-- BEGIN Supplied entries --
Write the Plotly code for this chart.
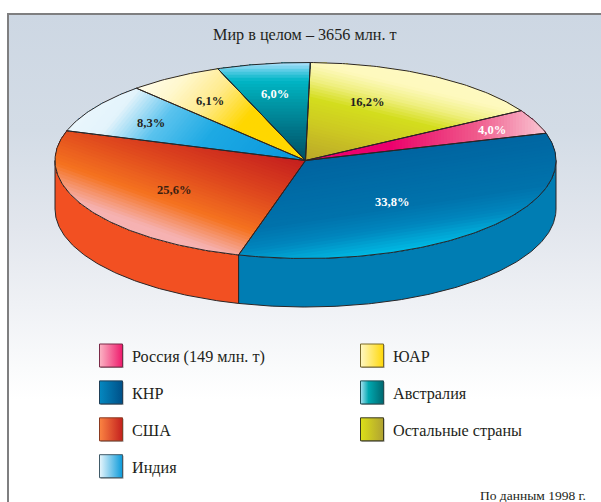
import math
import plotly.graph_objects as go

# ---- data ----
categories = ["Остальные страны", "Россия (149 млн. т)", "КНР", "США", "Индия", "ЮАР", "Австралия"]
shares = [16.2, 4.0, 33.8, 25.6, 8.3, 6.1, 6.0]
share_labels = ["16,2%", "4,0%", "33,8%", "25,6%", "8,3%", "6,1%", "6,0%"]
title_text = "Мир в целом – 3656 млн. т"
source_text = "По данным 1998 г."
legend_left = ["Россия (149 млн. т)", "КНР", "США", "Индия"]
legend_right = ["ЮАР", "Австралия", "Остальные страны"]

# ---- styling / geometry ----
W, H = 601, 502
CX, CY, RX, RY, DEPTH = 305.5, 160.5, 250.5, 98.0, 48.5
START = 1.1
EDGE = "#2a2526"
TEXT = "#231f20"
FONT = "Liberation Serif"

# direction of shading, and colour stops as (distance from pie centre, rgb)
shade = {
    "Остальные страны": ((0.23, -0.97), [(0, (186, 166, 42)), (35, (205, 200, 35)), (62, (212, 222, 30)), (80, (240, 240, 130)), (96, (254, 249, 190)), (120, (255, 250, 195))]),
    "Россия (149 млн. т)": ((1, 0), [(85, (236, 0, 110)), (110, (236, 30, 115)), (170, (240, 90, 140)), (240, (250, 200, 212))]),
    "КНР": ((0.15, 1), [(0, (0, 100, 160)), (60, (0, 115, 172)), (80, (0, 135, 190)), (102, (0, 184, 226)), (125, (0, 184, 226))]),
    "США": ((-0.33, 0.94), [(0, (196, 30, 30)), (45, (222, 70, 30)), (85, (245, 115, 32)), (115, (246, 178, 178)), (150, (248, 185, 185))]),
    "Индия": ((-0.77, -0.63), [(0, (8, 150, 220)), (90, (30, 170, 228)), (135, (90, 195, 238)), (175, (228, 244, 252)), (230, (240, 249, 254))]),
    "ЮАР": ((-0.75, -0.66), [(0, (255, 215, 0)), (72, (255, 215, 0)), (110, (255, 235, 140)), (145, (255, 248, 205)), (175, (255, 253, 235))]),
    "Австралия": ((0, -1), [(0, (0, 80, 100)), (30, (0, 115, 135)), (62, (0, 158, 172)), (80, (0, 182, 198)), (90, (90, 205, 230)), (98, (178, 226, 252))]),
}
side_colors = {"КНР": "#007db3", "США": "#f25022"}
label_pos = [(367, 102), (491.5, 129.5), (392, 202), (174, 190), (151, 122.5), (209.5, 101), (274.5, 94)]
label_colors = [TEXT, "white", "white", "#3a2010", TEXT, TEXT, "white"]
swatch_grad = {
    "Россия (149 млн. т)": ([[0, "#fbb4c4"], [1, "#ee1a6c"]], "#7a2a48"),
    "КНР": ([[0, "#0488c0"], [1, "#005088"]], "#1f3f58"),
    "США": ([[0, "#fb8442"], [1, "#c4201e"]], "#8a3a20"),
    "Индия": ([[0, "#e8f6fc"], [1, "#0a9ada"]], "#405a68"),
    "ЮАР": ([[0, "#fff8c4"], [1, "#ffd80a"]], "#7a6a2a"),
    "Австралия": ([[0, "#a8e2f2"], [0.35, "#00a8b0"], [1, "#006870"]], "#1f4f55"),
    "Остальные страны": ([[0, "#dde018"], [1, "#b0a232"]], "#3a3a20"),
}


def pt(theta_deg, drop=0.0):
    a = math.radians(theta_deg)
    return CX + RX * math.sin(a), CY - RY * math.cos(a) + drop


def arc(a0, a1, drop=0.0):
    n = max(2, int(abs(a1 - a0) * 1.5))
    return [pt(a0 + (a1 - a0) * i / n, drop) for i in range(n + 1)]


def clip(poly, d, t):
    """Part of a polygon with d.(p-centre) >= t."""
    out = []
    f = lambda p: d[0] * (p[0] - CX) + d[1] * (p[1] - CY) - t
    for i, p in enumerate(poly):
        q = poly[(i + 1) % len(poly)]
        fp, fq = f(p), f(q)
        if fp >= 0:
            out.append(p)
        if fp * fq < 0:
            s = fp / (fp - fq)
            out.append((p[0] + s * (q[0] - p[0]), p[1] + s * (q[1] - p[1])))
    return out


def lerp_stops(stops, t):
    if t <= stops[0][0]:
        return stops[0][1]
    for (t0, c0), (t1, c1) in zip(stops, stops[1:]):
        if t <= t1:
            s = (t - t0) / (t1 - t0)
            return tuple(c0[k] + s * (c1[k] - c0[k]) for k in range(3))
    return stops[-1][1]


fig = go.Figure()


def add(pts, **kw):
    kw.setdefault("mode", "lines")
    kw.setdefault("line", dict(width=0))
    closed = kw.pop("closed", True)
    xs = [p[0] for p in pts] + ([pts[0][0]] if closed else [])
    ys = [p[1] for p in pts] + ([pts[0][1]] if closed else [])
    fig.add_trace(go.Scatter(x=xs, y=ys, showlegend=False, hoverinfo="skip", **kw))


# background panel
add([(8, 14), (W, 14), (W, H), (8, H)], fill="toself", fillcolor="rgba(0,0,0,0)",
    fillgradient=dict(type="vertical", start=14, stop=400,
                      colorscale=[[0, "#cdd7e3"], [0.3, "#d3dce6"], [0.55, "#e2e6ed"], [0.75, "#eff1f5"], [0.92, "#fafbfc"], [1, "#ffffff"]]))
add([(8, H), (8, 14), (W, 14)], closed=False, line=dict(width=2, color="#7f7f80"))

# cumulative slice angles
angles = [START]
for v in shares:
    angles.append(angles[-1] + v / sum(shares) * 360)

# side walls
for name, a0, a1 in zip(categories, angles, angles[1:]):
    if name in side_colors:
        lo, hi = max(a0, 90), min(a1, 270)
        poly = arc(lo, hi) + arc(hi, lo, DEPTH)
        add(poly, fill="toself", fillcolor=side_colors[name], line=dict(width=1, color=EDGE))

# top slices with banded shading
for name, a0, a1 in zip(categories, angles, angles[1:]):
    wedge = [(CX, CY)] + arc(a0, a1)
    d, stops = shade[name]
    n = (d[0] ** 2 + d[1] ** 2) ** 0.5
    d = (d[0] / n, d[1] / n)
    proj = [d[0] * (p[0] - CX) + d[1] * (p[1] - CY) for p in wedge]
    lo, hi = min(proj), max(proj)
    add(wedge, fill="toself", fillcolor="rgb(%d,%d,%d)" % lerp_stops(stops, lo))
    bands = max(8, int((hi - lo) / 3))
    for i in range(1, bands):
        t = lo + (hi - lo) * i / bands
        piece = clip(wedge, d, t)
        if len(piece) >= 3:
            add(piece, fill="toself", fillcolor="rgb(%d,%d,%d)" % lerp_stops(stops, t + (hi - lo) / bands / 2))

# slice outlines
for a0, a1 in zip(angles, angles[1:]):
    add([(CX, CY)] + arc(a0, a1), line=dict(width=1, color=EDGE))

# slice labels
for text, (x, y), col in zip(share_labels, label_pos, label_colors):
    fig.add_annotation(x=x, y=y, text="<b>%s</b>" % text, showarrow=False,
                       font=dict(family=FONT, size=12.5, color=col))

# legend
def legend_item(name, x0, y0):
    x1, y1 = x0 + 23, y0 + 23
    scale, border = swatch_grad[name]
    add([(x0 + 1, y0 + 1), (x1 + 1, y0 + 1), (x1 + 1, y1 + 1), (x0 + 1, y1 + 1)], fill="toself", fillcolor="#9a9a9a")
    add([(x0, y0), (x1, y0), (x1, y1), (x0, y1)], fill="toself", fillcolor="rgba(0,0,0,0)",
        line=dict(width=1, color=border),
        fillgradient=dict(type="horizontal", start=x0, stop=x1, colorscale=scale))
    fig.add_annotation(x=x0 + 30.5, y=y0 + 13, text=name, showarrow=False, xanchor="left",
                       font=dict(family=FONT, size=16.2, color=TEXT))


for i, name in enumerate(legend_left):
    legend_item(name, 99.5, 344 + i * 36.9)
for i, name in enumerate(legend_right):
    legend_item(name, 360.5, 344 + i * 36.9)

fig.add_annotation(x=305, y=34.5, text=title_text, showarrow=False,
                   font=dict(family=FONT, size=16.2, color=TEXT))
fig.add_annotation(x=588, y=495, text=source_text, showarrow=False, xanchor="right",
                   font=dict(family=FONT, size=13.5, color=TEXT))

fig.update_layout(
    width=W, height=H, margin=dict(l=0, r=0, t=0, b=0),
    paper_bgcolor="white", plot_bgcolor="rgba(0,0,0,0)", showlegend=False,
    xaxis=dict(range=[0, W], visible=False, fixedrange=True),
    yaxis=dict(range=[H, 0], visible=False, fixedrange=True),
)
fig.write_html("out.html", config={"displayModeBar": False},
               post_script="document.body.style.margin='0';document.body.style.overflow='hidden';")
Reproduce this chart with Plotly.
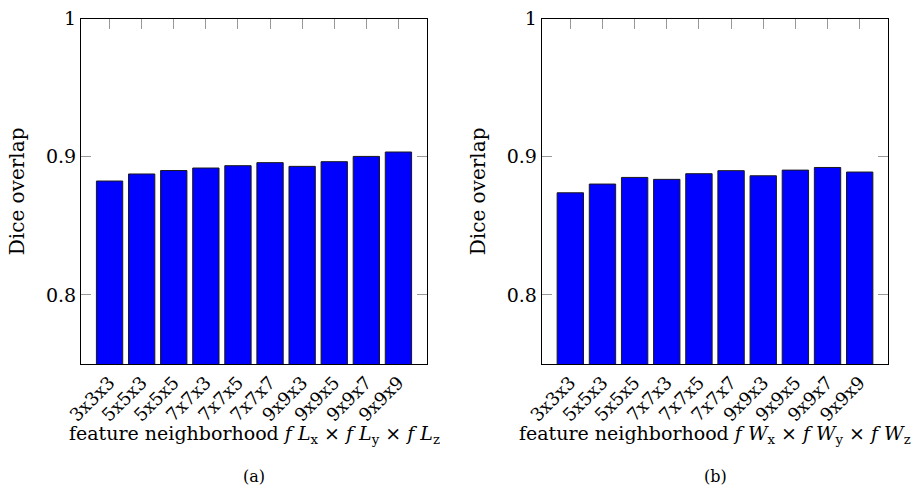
-- END Supplied entries --
• _Task requirements_
Check each line of these records for the string "this" and state only how many lines have it.

• _Written solution_
2